— И не желаете взять его обратно?
— В соответствии с «Основами тюремных правил» я не имею на это права!
— Что ж, будь по-вашему…
Наверное, в эту минуту начальник тюрьмы уже тоскливо думал о том, когда же наконец уберут этого беспокойного заключённого, решившего отравить ему жизнь бесконечными просьбами и петициями…
Нет, наказан я не был. Что же касается моей переписки с членом парламента, то она успешно продолжалась. 20 ноября я направил ему очередное письмо, в котором попросил высказать мнение по поводу дискриминации, осуществляемой министром внутренних дел. В ответе, датированном 23 ноября, Джонсон-Смит снова ухитрился обойти все поставленные вопросы. Он просил заключённого дать указание своим адвокатам ознакомить его с документами, связанными с жалобой.
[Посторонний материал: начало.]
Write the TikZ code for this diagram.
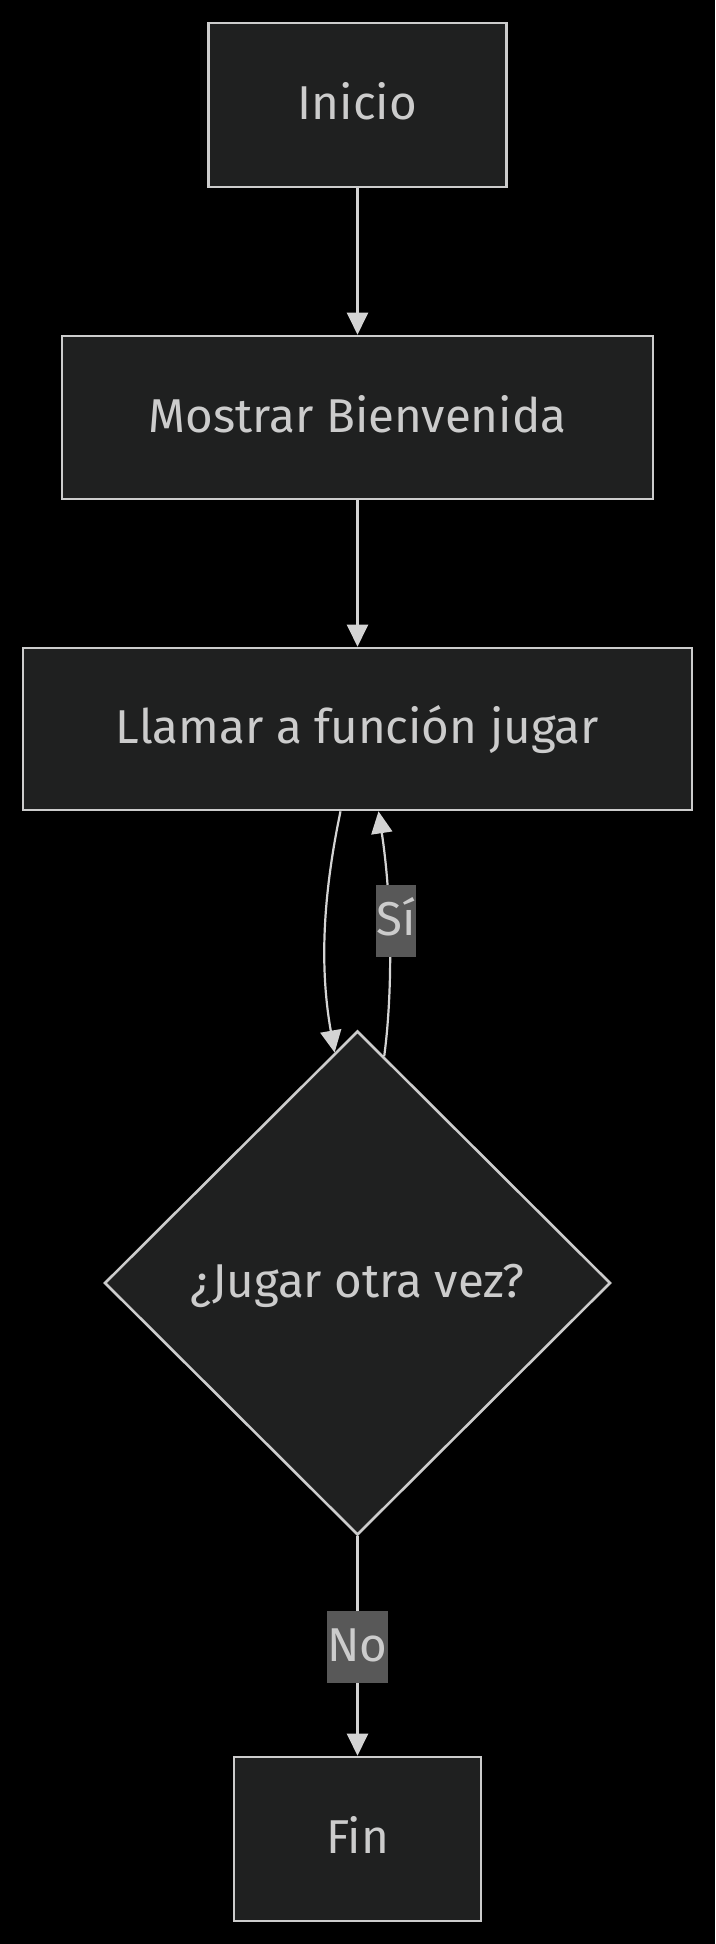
\documentclass[tikz,border=0pt]{standalone}
\usepackage{fontspec}
\setmainfont{Fira Sans}
\usetikzlibrary{shapes.geometric,arrows.meta,calc}
\definecolor{bgc}{HTML}{000000}
\definecolor{nodefill}{HTML}{1F2020}
\definecolor{nodeline}{HTML}{CCCCCC}
\definecolor{txt}{HTML}{CCCCCC}
\definecolor{edgec}{HTML}{D3D3D3}
\definecolor{lblbg}{HTML}{585858}
\tikzset{
  txtfont/.style={font=\fontsize{47.5}{56}\selectfont, text height=34pt, text depth=5pt},
  boxnode/.style={draw=nodeline, fill=nodefill, line width=2.6pt, inner sep=0pt,
    text=txt, txtfont},
  decnode/.style={diamond, draw=nodeline, fill=nodefill, line width=2.6pt, inner sep=0pt,
    text=txt, txtfont, minimum width=506pt, minimum height=504pt},
  lblnode/.style={fill=lblbg, inner sep=0pt, text=txt, txtfont},
  flow/.style={draw=edgec, line width=2.2pt, -{Triangle[length=22pt,width=21pt]}},
}
\begin{document}
\begin{tikzpicture}[x=1pt,y=-1pt]
\useasboundingbox[fill=bgc] (0,0) rectangle (715,1944);
\node[boxnode, minimum width=298pt, minimum height=164pt] (inicio) at (357.5,105) {Inicio};
\node[boxnode, minimum width=591pt, minimum height=163pt] (mostrar) at (357.5,417.5) {Mostrar Bienvenida};
\node[boxnode, minimum width=669pt, minimum height=162pt] (llamar) at (357.5,729) {Llamar a función jugar};
\node[decnode] (jugar) at (357.5,1283) {¿Jugar otra vez?};
\node[boxnode, minimum width=247pt, minimum height=164pt] (fin) at (357.5,1839) {Fin};
\draw[flow] (inicio.south) -- (mostrar.north);
\draw[flow] (mostrar.south) -- (llamar.north);
\draw[flow] ([xshift=-17pt]llamar.south) .. controls (322,900) and (320,970) .. ($(jugar.north)!0.09!(jugar.west)$);
\draw[flow] ($(jugar.north)!0.105!(jugar.east)$) .. controls (393,990) and (392,900) .. ([xshift=21pt]llamar.south);
\node[lblnode, minimum width=36pt, minimum height=72pt] (si) at (396,921) {Sí};
\draw[flow] (jugar.south) -- (fin.north);
\node[lblnode, minimum width=57pt, minimum height=72pt] (no) at (357.5,1647) {No};
\end{tikzpicture}
\end{document}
Власти прибегли к новой уловке. Они продержали письмо члена парламента более сорока дней и выдали его мне лишь второго января 1963 года. Вручая это письмо, начальник тюрьмы зачитал резолюцию министра, запрещавшую мне дать указание адвокатам о передаче Джонсону-Смиту необходимых сведений. Это новое запрещение было, конечно, тоже незаконным.
Раунд продолжался. Мне явно полагались очки за активность.
«Заключённый № 5399» немедленно подал жалобу на преднамеренную задержку письма Джонсона-Смита. Ответ на жалобу «по поводу задержки» был задержан на несколько месяцев. Я вновь призвал на помощь Джонсона-Смита, стремясь сыграть на его самолюбии: «На этот раз нарушение правил касается лично Вас, господин парламентарий». После нескольких месяцев активной переписки Джонсон-Смит прислал мне копию письма госпожи «Щуки», в котором содержалось обещание «проследить, чтобы подобные инциденты больше не повторялись». Но и это письмо было задержано на 36 дней!
8 марта 1963 года я получил ответ на свою октябрьскую петицию. Это был отказ по всем пунктам. Однако, как бы вскользь, было упомянуто, что вопрос о переводе в центральную тюрьму и разрешении посещать вечерние занятия «находится на рассмотрении». В конце ответа министр сообщал, что разрешает подать на него жалобу королеве. Пусть в Букингемском дворце обратят внимание на рвение, которое проявляет господин министр на своём трудном посту!
Итак, 10 марта я в своей камере-одиночке положил перед собой на узкий тюремный столик лист бумаги и написал:
«Ваша жалоба была изложена королеве, но поскольку министр внутренних дел не сделал никаких рекомендаций, королева не дала никаких указаний».
Дворцовый круг замкнулся — жалоба на министра внутренних дел не дала никаких результатов, так как министр ничего не посоветовал королеве в отношении жалобы на него самого…
А в это время к господину министру внутренних дел Англии уже шло письмо от моей жены с просьбой разрешить переслать мне продовольственную посылку (при этом она ссылалась на долгий срок заключения мужа и недостаток витаминов и жиров в тюремном питании). Министр остался глух к мотивам, изложенным в письме, и верен традициям своего министерства. Пять месяцев жена терпеливо ждала ответа, а я тем временем бомбардировал Джонсона-Смита просьбами заставить министра внутренних дел дать какой-либо ответ на моё письмо. Убедившись, что министр не собирается отвечать, жена решила взять быка за рога сама и отправила мне посылку.
Появление посылки вызвало в тюрьме переполох, о котором я узнал тут же.
Прошла неделя. Меня вызвал начальник тюрьмы.
— На ваше имя пришла продовольственная посылка, но министр не разрешает её выдавать, — сообщил он то, что мне было уже давно известно.
Я промолчал. Молчал и начальник тюрьмы — ему было предписано наблюдать за реакцией Лонсдейла и детально информировать об этом контрразведку. Там всё ещё надеялись «сломить» упрямого заключённого.
— Скажите, как мне с нею поступить, — наконец не выдержал начальник. — Я её должен куда-то деть…
— Пошлите её Фреду Снеллингу, — равнодушно ответил я.